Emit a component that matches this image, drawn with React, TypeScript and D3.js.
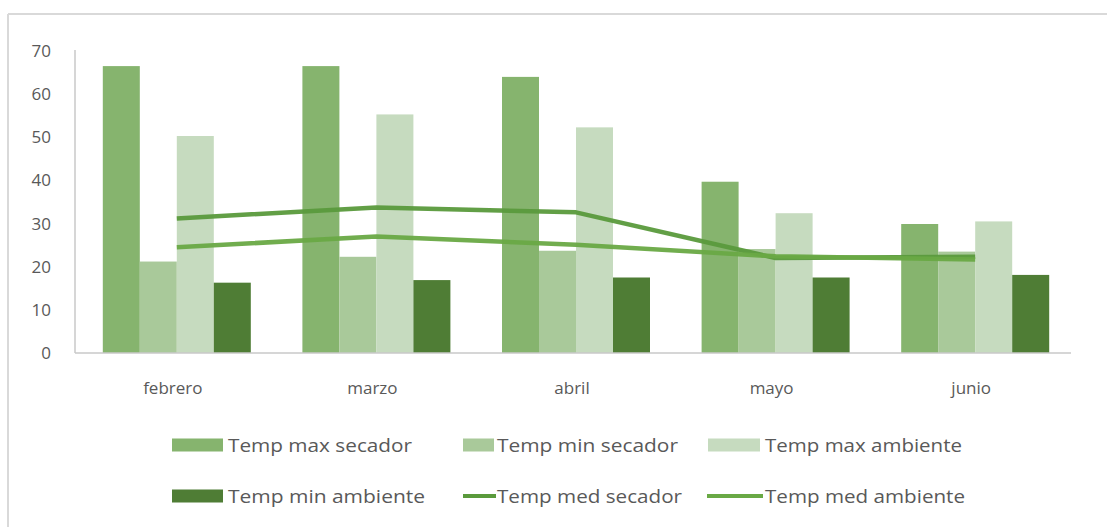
import React from "react";
import * as d3 from "d3";

const categories = ["febrero", "marzo", "abril", "mayo", "junio"];
const barSeries = ["Temp max secador", "Temp min secador", "Temp max ambiente", "Temp min ambiente"];
const tempMaxSecador = [66.5, 66.5, 64.0, 39.7, 29.9];
const tempMinSecador = [21.2, 22.3, 23.7, 24.1, 23.5];
const tempMaxAmbiente = [50.3, 55.3, 52.3, 32.4, 30.5];
const tempMinAmbiente = [16.3, 16.9, 17.5, 17.5, 18.1];
const tempMedSecador = [31.2, 33.7, 32.6, 22.0, 22.3];
const tempMedAmbiente = [24.5, 27.0, 25.1, 22.4, 21.7];
const yTicks = [0, 10, 20, 30, 40, 50, 60, 70];

const barValues = [tempMaxSecador, tempMinSecador, tempMaxAmbiente, tempMinAmbiente];
const barColors = ["#86b46e", "#a9c99a", "#c6dbbf", "#4f7d35"];
const lineSeries = [
  { name: "Temp med secador", values: tempMedSecador, color: "#5a9a3c" },
  { name: "Temp med ambiente", values: tempMedAmbiente, color: "#69a945" },
];

const W = 1107;
const H = 527;
const FONT = "'Open Sans', 'Noto Sans', sans-serif";
const TEXT = "#595959";

export default function App() {
  const y = d3.scaleLinear().domain([0, 70]).range([353, 51]);
  const x0 = d3.scaleBand<string>().domain(categories).range([77, 1075]);
  const groupW = 148;
  const x1 = d3.scaleBand<string>().domain(barSeries).range([0, groupW]);
  const cx = (c: string) => (x0(c) as number) + x0.bandwidth() / 2;
  const line = d3
    .line<number>()
    .x((_, i) => cx(categories[i]))
    .y((v) => y(v));

  const legend = [
    { name: barSeries[0], kind: "bar", color: barColors[0], sx: 172, sw: 51, tx: 228, row: 0, tw: 184 },
    { name: barSeries[1], kind: "bar", color: barColors[1], sx: 463, sw: 31, tx: 497, row: 0, tw: 181 },
    { name: barSeries[2], kind: "bar", color: barColors[2], sx: 708, sw: 52, tx: 765, row: 0, tw: 197 },
    { name: barSeries[3], kind: "bar", color: barColors[3], sx: 172, sw: 51, tx: 228, row: 1, tw: 197 },
    { name: lineSeries[0].name, kind: "line", color: lineSeries[0].color, sx: 463, sw: 33, tx: 497, row: 1, tw: 185 },
    { name: lineSeries[1].name, kind: "line", color: lineSeries[1].color, sx: 707, sw: 56, tx: 765, row: 1, tw: 200 },
  ];
  const rowY = [445, 496];

  return (
    <svg width={W} height={H} style={{ display: "block", position: "absolute", left: 0, top: 0 }}>
      <rect x={0} y={0} width={W} height={H} fill="#ffffff" />
      <line x1={8} y1={14} x2={W} y2={14} stroke="#d9d9d9" strokeWidth={2} />
      <line x1={8} y1={14} x2={8} y2={H} stroke="#d9d9d9" strokeWidth={2} />
      <line x1={75} y1={50} x2={75} y2={353} stroke="#c8c8c8" strokeWidth={1.5} />
      {yTicks.map((t) => (
        <text key={t} x={51} y={y(t)} dy="0.35em" textAnchor="end" fontFamily={FONT} fontSize={17} fill={TEXT}>
          {t}
        </text>
      ))}
      {categories.map((c, ci) => (
        <g key={c}>
          {barSeries.map((s, si) => {
            const v = barValues[si][ci];
            const bx = cx(c) - groupW / 2 + (x1(s) as number);
            return (
              <rect key={s} x={bx} y={y(v)} width={x1.bandwidth()} height={y(0) - y(v)} fill={barColors[si]} />
            );
          })}
          <text x={cx(c) - 4} y={388} dy="0.35em" textAnchor="middle" fontFamily={FONT} fontSize={17} fill={TEXT}>
            {c}
          </text>
        </g>
      ))}
      <line x1={75} y1={353} x2={1071} y2={353} stroke="#c8c8c8" strokeWidth={1.5} />
      {lineSeries.map((ls) => (
        <path key={ls.name} d={line(ls.values) as string} fill="none" stroke={ls.color} strokeWidth={4.5} strokeLinejoin="round" opacity={0.95} />
      ))}
      {legend.map((l) => (
        <g key={l.name}>
          {l.kind === "bar" ? (
            <rect x={l.sx} y={rowY[l.row] - 6.5} width={l.sw} height={13} fill={l.color} />
          ) : (
            <line x1={l.sx} y1={rowY[l.row]} x2={l.sx + l.sw} y2={rowY[l.row]} stroke={l.color} strokeWidth={4} />
          )}
          <text
            x={l.tx}
            y={rowY[l.row]}
            dy="0.35em"
            fontFamily={FONT}
            fontSize={19}
            fill={TEXT}
            textLength={l.tw}
            lengthAdjust="spacingAndGlyphs"
          >
            {l.name}
          </text>
        </g>
      ))}
    </svg>
  );
}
━━━
[Work to complete]: Repeat exactly and only the lines from the start of the data above through the line that holds "import * as", inclusive. Pictures do not belong in the copy.

[Solution to the problem]:
Emit a component that matches this image, drawn with React, TypeScript and D3.js.
import React from "react";
import * as d3 from "d3";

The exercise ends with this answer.